Работа над спектаклем была для всех нас очень интересной, мы сочиняли спектакль сообща, хотя ведущим был, конечно, Роман Виктюк, неудержимой фантазией которого надо было только полниться в рамках какого-то смысла и содержания. Основная задача спектакля – через ритм, музыку (ее написал специально для нашего спектакля Эдисон Денисов) соединить балетную пластику и слово. Нам помогали многие в нашей необычной работе. Например, Альберто Алонсо, известный балетмейстер, зашедший поглядеть на одну из ваших репетиций и оставшийся работать с нами на все дни своего пребывания в Москве. Виктюк, например, с актерами ездил к Бежару во время его гастролей в Ленинграде, так как основной принцип пластики мы взяли у Бежара и Марты Грехем. К нам на репетиции приезжал ведущий танцовщик Бежаровский труппы – Хорхе Донн. Приходил на репетиции и Пригов – удивительный поэт, который нам помогал в трудных монологах и вместе с нами выкрикивал: «Бык и сук, труп и труп…»

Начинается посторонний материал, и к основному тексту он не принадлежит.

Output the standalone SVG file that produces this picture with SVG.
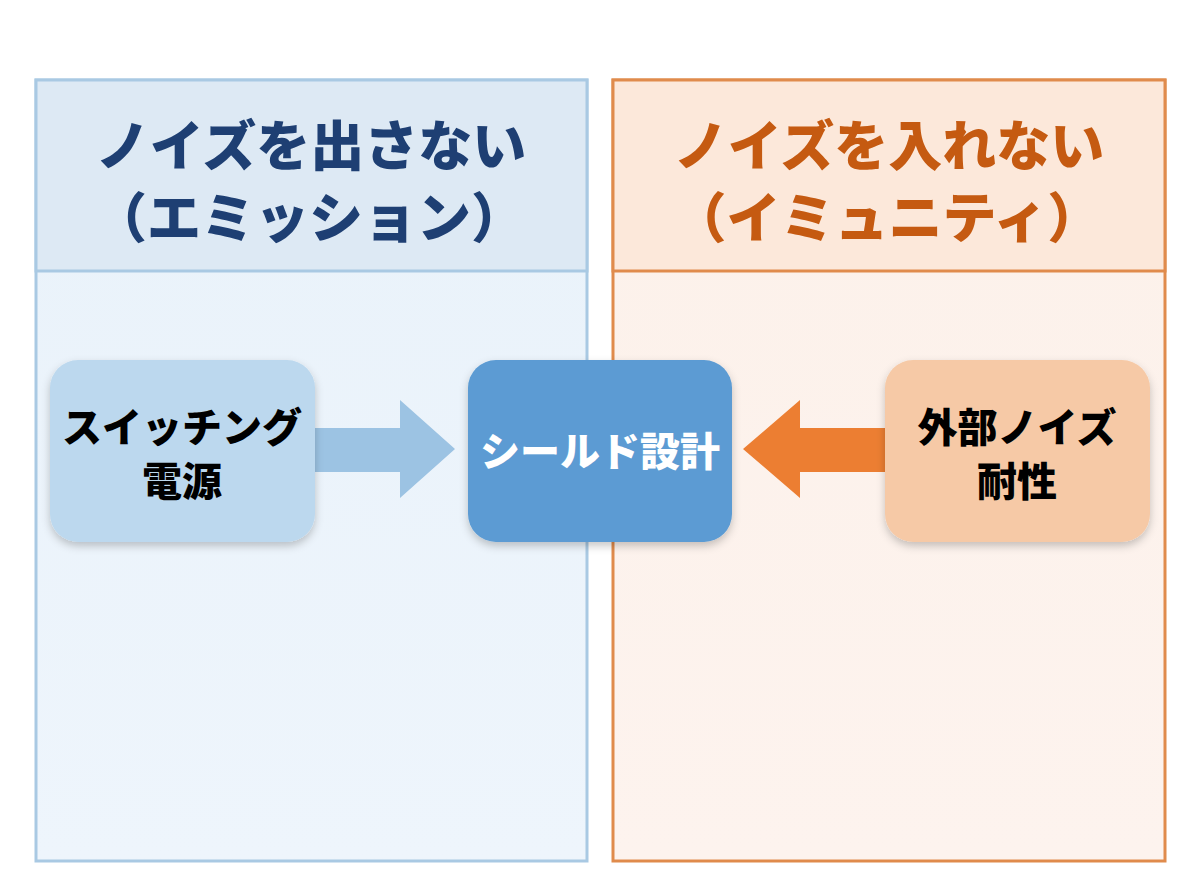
<svg xmlns="http://www.w3.org/2000/svg" width="1200" height="896" viewBox="0 0 1200 896">
<defs>
<filter id="sh" x="-20%" y="-20%" width="140%" height="150%">
<feDropShadow dx="0" dy="4" stdDeviation="4" flood-color="#000" flood-opacity="0.22"/>
</filter>
<linearGradient id="lb" x1="0" y1="0" x2="0" y2="1"><stop offset="0" stop-color="#e9f2fa"/><stop offset="1" stop-color="#eef5fc"/></linearGradient>
<linearGradient id="rb" x1="0" y1="0" x2="0" y2="1"><stop offset="0" stop-color="#fcf1ea"/><stop offset="1" stop-color="#fdf3ee"/></linearGradient>
</defs>
<style>
.t{font-family:"Noto Sans CJK JP","Noto Sans",sans-serif;font-weight:900;text-anchor:middle}
.h{font-size:54px}
.n{font-size:40px}
</style>
<rect width="1200" height="896" fill="#ffffff"/>
<g id="panel-emission">
<rect x="36" y="80" width="551" height="781" fill="url(#lb)" stroke="#a9c9e3" stroke-width="3"/>
<rect x="36" y="80" width="551" height="191" fill="#dde9f4" stroke="#a9c9e3" stroke-width="3"/>
<text class="t h" x="311" y="166" fill="#1e3f73">ノイズを出さない</text>
<text class="t h" x="309" y="238" fill="#1e3f73">（エミッション）</text>
</g>
<g id="panel-immunity">
<rect x="613" y="80" width="552" height="781" fill="url(#rb)" stroke="#e08b4c" stroke-width="3"/>
<rect x="613" y="80" width="552" height="191" fill="#fce8da" stroke="#e08b4c" stroke-width="3"/>
<text class="t h" x="889" y="166" fill="#c55a11">ノイズを入れない</text>
<text class="t h" x="887" y="238" fill="#c55a11">（イミュニティ）</text>
</g>
<g id="connectors">
<polygon points="315,428 400,428 400,400 455,449 400,498 400,472 315,472" fill="#9cc3e3"/>
<polygon points="885,428 800,428 800,400 743,449 800,498 800,472 885,472" fill="#ec7e32"/>
</g>
<g id="node-switching">
<rect x="50" y="360" width="265" height="182" rx="28" fill="#bcd8ee" filter="url(#sh)"/>
<text class="t n" x="182" y="442" fill="#000">スイッチング</text>
<text class="t n" x="182" y="496" fill="#000">電源</text>
</g>
<g id="node-shield">
<rect x="468" y="360" width="264" height="182" rx="28" fill="#5b9bd3" filter="url(#sh)"/>
<text class="t n" x="600" y="466" fill="#ffffff">シールド設計</text>
</g>
<g id="node-external">
<rect x="885" y="360" width="265" height="182" rx="28" fill="#f6c9a6" filter="url(#sh)"/>
<text class="t n" x="1017" y="442" fill="#000">外部ノイズ</text>
<text class="t n" x="1017" y="496" fill="#000">耐性</text>
</g>
</svg>
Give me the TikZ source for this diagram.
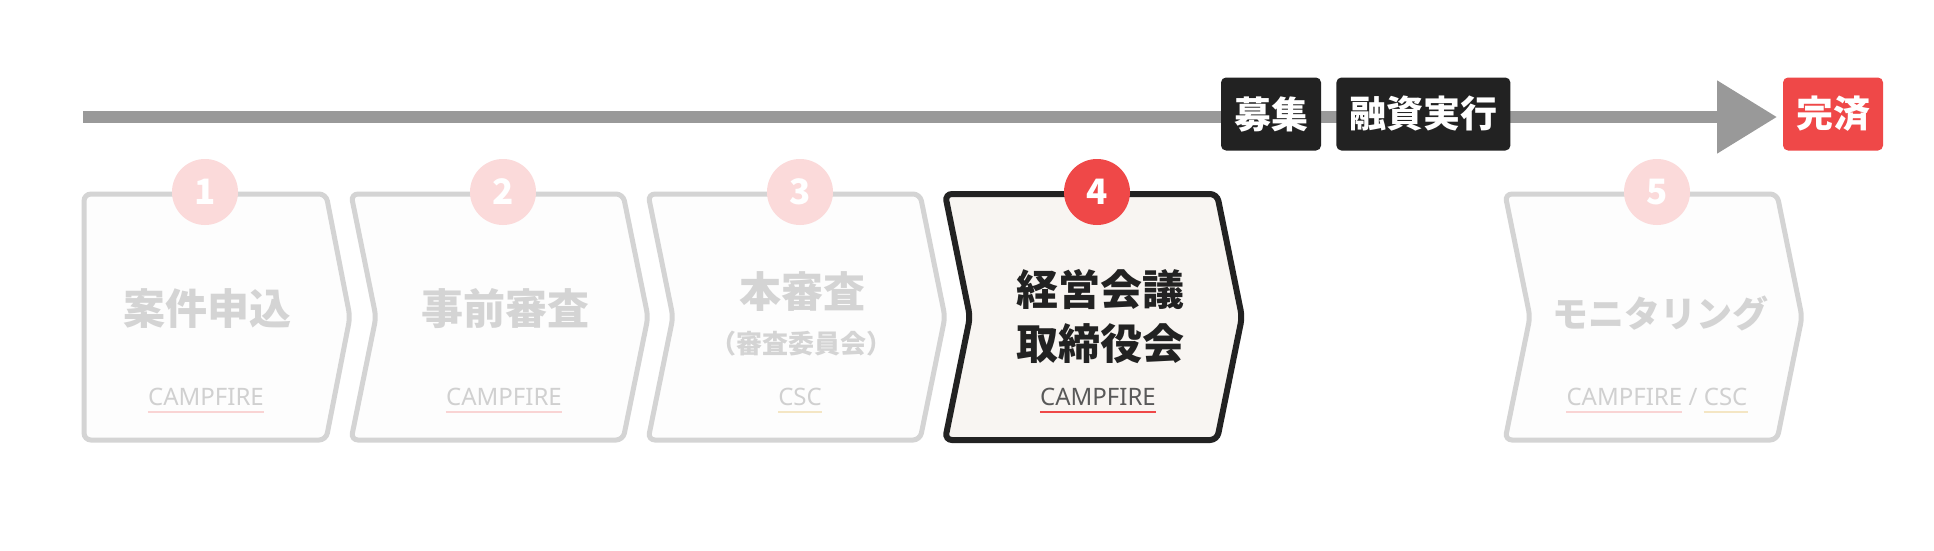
\documentclass[tikz,border=0pt]{standalone}
\usepackage{fontspec}
\setmainfont{Noto Sans}
\newfontfamily\jp{Noto Sans CJK JP}
\usepackage{tikz}
\usetikzlibrary{positioning,arrows.meta}
\definecolor{flowgray}{HTML}{999999}
\definecolor{inkdark}{HTML}{222222}
\definecolor{mutedline}{HTML}{D4D4D4}
\definecolor{mutedtext}{HTML}{D4D4D4}
\definecolor{mutedorg}{HTML}{D0D0D0}
\definecolor{stepred}{HTML}{EF4848}
\definecolor{pinkdot}{HTML}{FBDADA}
\definecolor{pinkline}{HTML}{F9D4D4}
\definecolor{creamline}{HTML}{F4E6C4}
\definecolor{activefill}{HTML}{F8F5F2}
\definecolor{mutedfill}{HTML}{FDFDFD}
\tikzstyle{flowarrow} = [flowgray, line width=12pt, -{Triangle[length=60pt,width=70pt]}]
\tikzstyle{stepbox} = [draw=mutedline, fill=mutedfill, line width=5pt, rounded corners=7pt]
\tikzstyle{activebox} = [draw=inkdark, fill=activefill, line width=6pt, rounded corners=7pt]
\tikzstyle{tagbox} = [fill=inkdark, text=white, rounded corners=5pt, minimum height=73pt, inner xsep=13pt, font=\jp\bfseries\fontsize{37}{37}\selectfont]
\tikzstyle{badge} = [circle, minimum size=66pt, inner sep=0pt, text=white, font=\jp\bfseries\fontsize{35}{35}\selectfont]
\tikzstyle{steplabel} = [align=center, inner sep=0pt, font=\jp\bfseries\fontsize{42}{54}\selectfont]
\tikzstyle{sublabel} = [inner sep=0pt, text=mutedtext, font=\jp\bfseries\fontsize{26}{26}\selectfont]
\tikzstyle{orgname} = [inner sep=0pt, anchor=base, text=mutedorg, font=\fontsize{24}{24}\selectfont]
\tikzstyle{orgline} = [line width=2.5pt]

\begin{document}
\begin{tikzpicture}[x=1pt, y=-1pt]
    \useasboundingbox[fill=white] (0,0) rectangle (1934,551);
    % Timeline
    \coordinate (flowstart) at (83,117);
    \coordinate (flowend) at (1777,117);
    \draw[flowarrow] (flowstart) -- (flowend);
    \node[tagbox] (bosyu) at (1271,114) {募集};
    \node[tagbox, right=15pt of bosyu] (yushi) {融資実行};
    \node[tagbox, fill=stepred] (kansai) at (1833,114) {完済};
    % Step frames (the first has no notch)
    \draw[stepbox] (84,194) -- (326,194) -- (350,317) -- (326,440) -- (84,440) -- cycle;
    \foreach \xl in {351,648,1505} {
        \draw[stepbox] (\xl,194) -- (\xl+272,194) -- (\xl+297,317) -- (\xl+272,440) -- (\xl,440) -- (\xl+25,317) -- cycle;
    }
    \draw[activebox] (945,194) -- (1217,194) -- (1242,317) -- (1217,440) -- (945,440) -- (970,317) -- cycle;
    % Numbered badges
    \foreach \n/\cx in {1/205,2/503,3/800,5/1657} {
        \node[badge, fill=pinkdot] (badge\n) at (\cx,192) {\n};
    }
    \node[badge, fill=stepred] (badge4) at (1097,192) {4};
    % Step names
    \node[steplabel, text=mutedtext] (label1) at (207,309) {案件申込};
    \node[steplabel, text=mutedtext] (label2) at (505,309) {事前審査};
    \node[steplabel, text=mutedtext] (label3) at (802,292) {本審査};
    \node[sublabel] (label3sub) at (801,344) {（審査委員会）};
    \node[steplabel, text=inkdark] (label4) at (1100,317) {経営会議\\取締役会};
    \node[steplabel, text=mutedtext, font=\jp\bfseries\fontsize{36}{36}\selectfont] (label5) at (1660,313) {モニタリング};
    % Responsible organisations
    \node[orgname] (org1) at (206,405) {CAMPFIRE};
    \node[orgname] (org2) at (504,405) {CAMPFIRE};
    \node[orgname] (org3) at (800,405) {CSC};
    \node[orgname, text=inkdark!75] (org4) at (1098,405) {CAMPFIRE};
    \node[orgname] (org5slash) at (1693,405) {/};
    \node[orgname, base left=6pt of org5slash] (org5a) {CAMPFIRE};
    \node[orgname, base right=6pt of org5slash] (org5b) {CSC};
    \foreach \o/\c in {org1/pinkline,org2/pinkline,org3/creamline,org4/stepred,org5a/pinkline,org5b/creamline} {
        \draw[orgline, \c] ([yshift=-7pt]\o.base west) -- ([yshift=-7pt]\o.base east);
    }
\end{tikzpicture}
\end{document}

Роман Виктюк – один из немногих режиссеров, понимающих и сознательно работающих с «психической энергией». Энергия, если она есть, может быть положительной и отрицательной. Воздействовать на зрительный зал негативной энергией легче, но это был не наш путь. Мы хотели, чтобы при всей трагичности сюжета в зрителях пробуждались светлые и добрые чувства, ощущение Красоты. На это и были направлены все наши поиски.

– С чего начинается для вас понятие «мой режиссер»?

– С того, что режиссеру не нужно объяснять, что я хочу сделать.